JUMO’s CEO and founder Andrew Watkins-Ball gets into a conversation with our VPE, Fábio Matos, our CPO, Martin Vogdt and Chief Analytics Officer Paul Whelpton.
The man (Ward Cunningham) that coined the term ‘tech debt’ uses taking out a loan as a metaphor for the result of rushed software development. If you don’t pay it back in good time, interest accrues until the interest is eventually bigger than the loan itself. When that happens, you can’t modify the software anymore.
So, the logical conclusion is to pay down your loans. If you don’t, you’ll default to the point where the magnitude of the arrears necessitates starting over. Tech debt costs on several fronts: your system becomes sluggish, your people get grumpy and making changes becomes slow and risky.
But debt is not necessarily bad. We take on debt in our personal and professional capacities because it makes all sorts of things in life go faster, it lets us dream bigger: buying a home, growing a business etc. How would we do that without debt? Does the same apply to tech debt? As long as you pay it back? It seems that, like many things in life, sensible risk taking can lead to great things. What’s important is to make sure you have a good understanding of the risk factors that will shape the outcome.
Recently, we have been spending a lot of time on this assessment and the trade-off between speed of output and debt accumulation.

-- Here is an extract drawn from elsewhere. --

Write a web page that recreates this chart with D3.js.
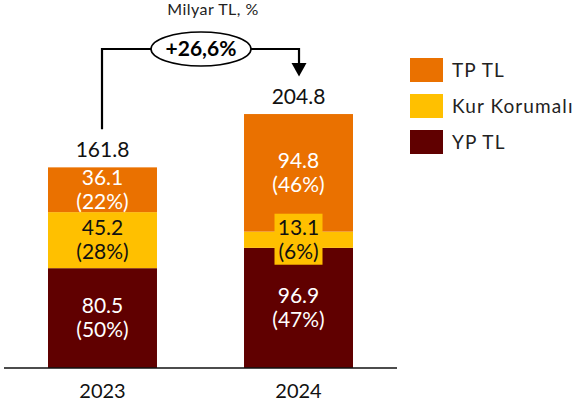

We have found one metaphor really helpful; thinking about a busy commercial kitchen with the mess representing the debt. Cooking is a messy business (especially when Andrew is cooking) and not all of us embrace cleaning like Mrs. Doubtfire. The best way to run a successful kitchen is clean as you go. You peel a potato, you throw the peels away. The longer you leave a mess, the nastier it becomes. Sure, on that day you might go faster without cleaning up, but in the medium term, the mess is slowing you down and in the long term everything grinds to a halt.
Recognising the need to be constantly cleaning in order to go faster is the key message.
Management’s challenge is to get everyone in their team to understand that cleaning is a secret ingredient to sustained speed. It’s got to become a ‘that is just how we do it’ part of the culture in order to feel the difference.
We’ve seen incredible sums of money being raised in fintech in the last year. Many start-ups are becoming scale ups and use their funds to hire bigger tech teams. In the context of growing capacity, you can split these businesses into two broad categories:
- Those whose strong technical foundations can scale from an already high level of output.
- Those that need resources to tackle an unsteady core and increasing tech debt.
Obviously category 1 is where you want to be, but few find themselves there! For the majority in category 2, no matter how much talent you add, you will be asking great chefs to clean up an earlier shift’s kitchen mess. Not knowing the kitchen, your chefs are spending their time trying to navigate where everything is rather than cooking up something wonderful. Ideally, the clean up should happen before you get to this point. More chefs don’t necessarily make your kitchen run faster. Brought in at the wrong moment, they’ll just make it slow and expensive.
JUMO, at only 6 years old, has built a scaleable banking technology platform. We’ve allocated significant resources to paying off tech debt, but while our core is strong, we need to work hard to ensure it’s set up in a way that continues to allow for fast and flexible delivery in the future. We are constantly surprised by how little we are engaged on the topic. It’s a vital part of understanding how ready a system is to capitalise on the next iteration of the core product or driving fit in a new product.
Our view is that this dimension is going to become a more prominent feature of investment conversations. It’s not going to be enough to claim that money will solve the problem. Passing more focused scrutiny on what’s going on in your kitchen will become an important part of qualifying for capital and deciding how you then put that money to work. It’s clear that, if you run a software business with a developer-heavy cost base, it’s damned expensive to have a mess in the kitchen.